The major obstacle has been removed, now the ball is firmly in the English RFU's court. The question is, will they be brave enough to pursue Shaun Edwards and recruit him as part of a revamped coaching staff?
Some might doubt England even need a new specialist defence coach, given the job Mike Ford, another former league player, has done in five years in the role. Defence is perhaps the only area of England's game which has functioned adequately on a consistent basis in that time. That said, it still fell down in the seminal World Cup fixture, the quarter-final defeat to France.

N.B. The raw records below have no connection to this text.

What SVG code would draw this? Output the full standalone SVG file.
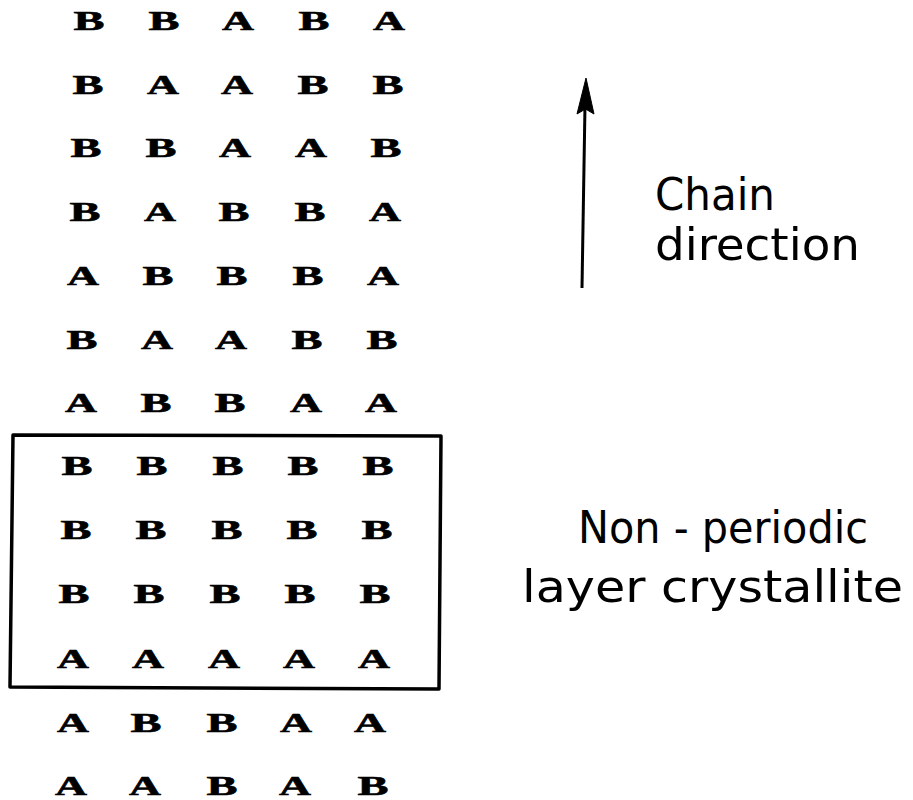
<svg xmlns="http://www.w3.org/2000/svg" width="913" height="800" viewBox="0 0 913 800">
<style>
.l{font-family:"Liberation Serif","Times New Roman",serif;font-weight:bold;font-size:28px;fill:#000;text-anchor:middle;stroke:#000;stroke-width:0.6}
.lbl{font-family:"DejaVu Sans Condensed","DejaVu Sans","Liberation Sans",sans-serif;font-size:45px;fill:#000}
</style>
<rect width="913" height="800" fill="#fff"/>
<g id="grid">
<g id="row1"><text class="l" x="89" y="30" textLength="31" lengthAdjust="spacingAndGlyphs">B</text><text class="l" x="164" y="30" textLength="31" lengthAdjust="spacingAndGlyphs">B</text><text class="l" x="238" y="30" textLength="32" lengthAdjust="spacingAndGlyphs">A</text><text class="l" x="314" y="30" textLength="31" lengthAdjust="spacingAndGlyphs">B</text><text class="l" x="389" y="30" textLength="32" lengthAdjust="spacingAndGlyphs">A</text></g>
<g id="row2"><text class="l" x="88" y="94" textLength="31" lengthAdjust="spacingAndGlyphs">B</text><text class="l" x="163" y="94" textLength="32" lengthAdjust="spacingAndGlyphs">A</text><text class="l" x="237" y="94" textLength="32" lengthAdjust="spacingAndGlyphs">A</text><text class="l" x="313" y="94" textLength="31" lengthAdjust="spacingAndGlyphs">B</text><text class="l" x="388" y="94" textLength="31" lengthAdjust="spacingAndGlyphs">B</text></g>
<g id="row3"><text class="l" x="86" y="157" textLength="31" lengthAdjust="spacingAndGlyphs">B</text><text class="l" x="161" y="157" textLength="31" lengthAdjust="spacingAndGlyphs">B</text><text class="l" x="235" y="157" textLength="32" lengthAdjust="spacingAndGlyphs">A</text><text class="l" x="311" y="157" textLength="32" lengthAdjust="spacingAndGlyphs">A</text><text class="l" x="386" y="157" textLength="31" lengthAdjust="spacingAndGlyphs">B</text></g>
<g id="row4"><text class="l" x="85" y="221" textLength="31" lengthAdjust="spacingAndGlyphs">B</text><text class="l" x="160" y="221" textLength="32" lengthAdjust="spacingAndGlyphs">A</text><text class="l" x="234" y="221" textLength="31" lengthAdjust="spacingAndGlyphs">B</text><text class="l" x="310" y="221" textLength="31" lengthAdjust="spacingAndGlyphs">B</text><text class="l" x="385" y="221" textLength="32" lengthAdjust="spacingAndGlyphs">A</text></g>
<g id="row5"><text class="l" x="83" y="285" textLength="32" lengthAdjust="spacingAndGlyphs">A</text><text class="l" x="158" y="285" textLength="31" lengthAdjust="spacingAndGlyphs">B</text><text class="l" x="232" y="285" textLength="31" lengthAdjust="spacingAndGlyphs">B</text><text class="l" x="308" y="285" textLength="31" lengthAdjust="spacingAndGlyphs">B</text><text class="l" x="383" y="285" textLength="32" lengthAdjust="spacingAndGlyphs">A</text></g>
<g id="row6"><text class="l" x="82" y="349" textLength="31" lengthAdjust="spacingAndGlyphs">B</text><text class="l" x="157" y="349" textLength="32" lengthAdjust="spacingAndGlyphs">A</text><text class="l" x="231" y="349" textLength="32" lengthAdjust="spacingAndGlyphs">A</text><text class="l" x="307" y="349" textLength="31" lengthAdjust="spacingAndGlyphs">B</text><text class="l" x="382" y="349" textLength="31" lengthAdjust="spacingAndGlyphs">B</text></g>
<g id="row7"><text class="l" x="81" y="412" textLength="32" lengthAdjust="spacingAndGlyphs">A</text><text class="l" x="156" y="412" textLength="31" lengthAdjust="spacingAndGlyphs">B</text><text class="l" x="230" y="412" textLength="31" lengthAdjust="spacingAndGlyphs">B</text><text class="l" x="306" y="412" textLength="32" lengthAdjust="spacingAndGlyphs">A</text><text class="l" x="381" y="412" textLength="32" lengthAdjust="spacingAndGlyphs">A</text></g>
<g id="row8"><text class="l" x="77" y="475" textLength="31" lengthAdjust="spacingAndGlyphs">B</text><text class="l" x="152" y="475" textLength="31" lengthAdjust="spacingAndGlyphs">B</text><text class="l" x="228" y="475" textLength="31" lengthAdjust="spacingAndGlyphs">B</text><text class="l" x="303" y="475" textLength="31" lengthAdjust="spacingAndGlyphs">B</text><text class="l" x="378" y="475" textLength="31" lengthAdjust="spacingAndGlyphs">B</text></g>
<g id="row9"><text class="l" x="76" y="539" textLength="31" lengthAdjust="spacingAndGlyphs">B</text><text class="l" x="151" y="539" textLength="31" lengthAdjust="spacingAndGlyphs">B</text><text class="l" x="227" y="539" textLength="31" lengthAdjust="spacingAndGlyphs">B</text><text class="l" x="302" y="539" textLength="31" lengthAdjust="spacingAndGlyphs">B</text><text class="l" x="377" y="539" textLength="31" lengthAdjust="spacingAndGlyphs">B</text></g>
<g id="row10"><text class="l" x="74" y="603" textLength="31" lengthAdjust="spacingAndGlyphs">B</text><text class="l" x="149" y="603" textLength="31" lengthAdjust="spacingAndGlyphs">B</text><text class="l" x="225" y="603" textLength="31" lengthAdjust="spacingAndGlyphs">B</text><text class="l" x="300" y="603" textLength="31" lengthAdjust="spacingAndGlyphs">B</text><text class="l" x="375" y="603" textLength="31" lengthAdjust="spacingAndGlyphs">B</text></g>
<g id="row11"><text class="l" x="73" y="668" textLength="32" lengthAdjust="spacingAndGlyphs">A</text><text class="l" x="148" y="668" textLength="32" lengthAdjust="spacingAndGlyphs">A</text><text class="l" x="224" y="668" textLength="32" lengthAdjust="spacingAndGlyphs">A</text><text class="l" x="299" y="668" textLength="32" lengthAdjust="spacingAndGlyphs">A</text><text class="l" x="374" y="668" textLength="32" lengthAdjust="spacingAndGlyphs">A</text></g>
<g id="row12"><text class="l" x="73" y="732" textLength="32" lengthAdjust="spacingAndGlyphs">A</text><text class="l" x="146" y="732" textLength="31" lengthAdjust="spacingAndGlyphs">B</text><text class="l" x="222" y="732" textLength="31" lengthAdjust="spacingAndGlyphs">B</text><text class="l" x="296" y="732" textLength="32" lengthAdjust="spacingAndGlyphs">A</text><text class="l" x="370" y="732" textLength="32" lengthAdjust="spacingAndGlyphs">A</text></g>
<g id="row13"><text class="l" x="71" y="795" textLength="32" lengthAdjust="spacingAndGlyphs">A</text><text class="l" x="145" y="795" textLength="32" lengthAdjust="spacingAndGlyphs">A</text><text class="l" x="222" y="795" textLength="31" lengthAdjust="spacingAndGlyphs">B</text><text class="l" x="295" y="795" textLength="32" lengthAdjust="spacingAndGlyphs">A</text><text class="l" x="373" y="795" textLength="31" lengthAdjust="spacingAndGlyphs">B</text></g>
</g>
<g id="crystallite-box">
<path d="M13 435 L441 436 L439 689 L10 687 Z" fill="none" stroke="#000" stroke-width="3.5" stroke-linejoin="round"/>
</g>
<g id="connectors">
<line x1="582" y1="288" x2="585" y2="105" stroke="#000" stroke-width="3"/>
<path d="M586 78 L594 114 L585.5 109 L577 114 Z" fill="#000" stroke="#000" stroke-width="1" stroke-linejoin="round"/>
</g>
<g id="label-chain">
<text class="lbl" x="655" y="210" textLength="120" lengthAdjust="spacingAndGlyphs">Chain</text>
<text class="lbl" x="655" y="260" textLength="205" lengthAdjust="spacingAndGlyphs">direction</text>
</g>
<g id="label-crystallite">
<text class="lbl" x="578" y="543" textLength="290" lengthAdjust="spacingAndGlyphs">Non - periodic</text>
<text class="lbl" x="522" y="602" textLength="381" lengthAdjust="spacingAndGlyphs">layer crystallite</text>
</g>
</svg>
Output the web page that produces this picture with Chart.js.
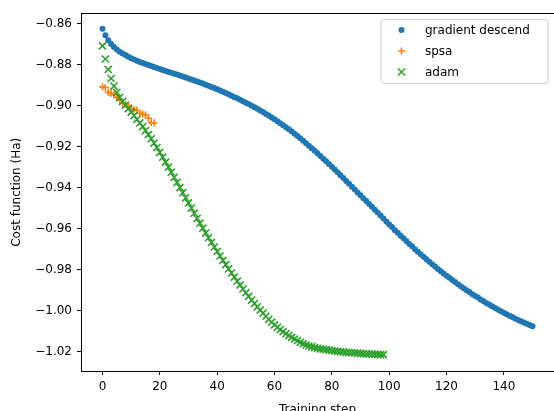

Edwards, who confirmed his departure from London Wasps this week, presents a compelling case. Be it with the British & Irish Lions in South Africa, Wales at the World Cup, or in 10 trophy-heavy seasons with Wasps, his work has been sparkling. It should be a no-brainer. However, you get the sense Twickenham would be tentative about appointing such a famously abrasive coach.
It feels a little like when the English Football Association overlooked Brian Clough, so clearly the best qualified man for the top job in the 1970s, on account of the fact that he is too scary.
Edwards is tough. He knows he is good. Once he has a foot in the door, there is always the chance he would shake up the establishment.
That can be off-putting to potential employers. One thing in his favour, though, is that there is little in the way of established order at Twickenham at present.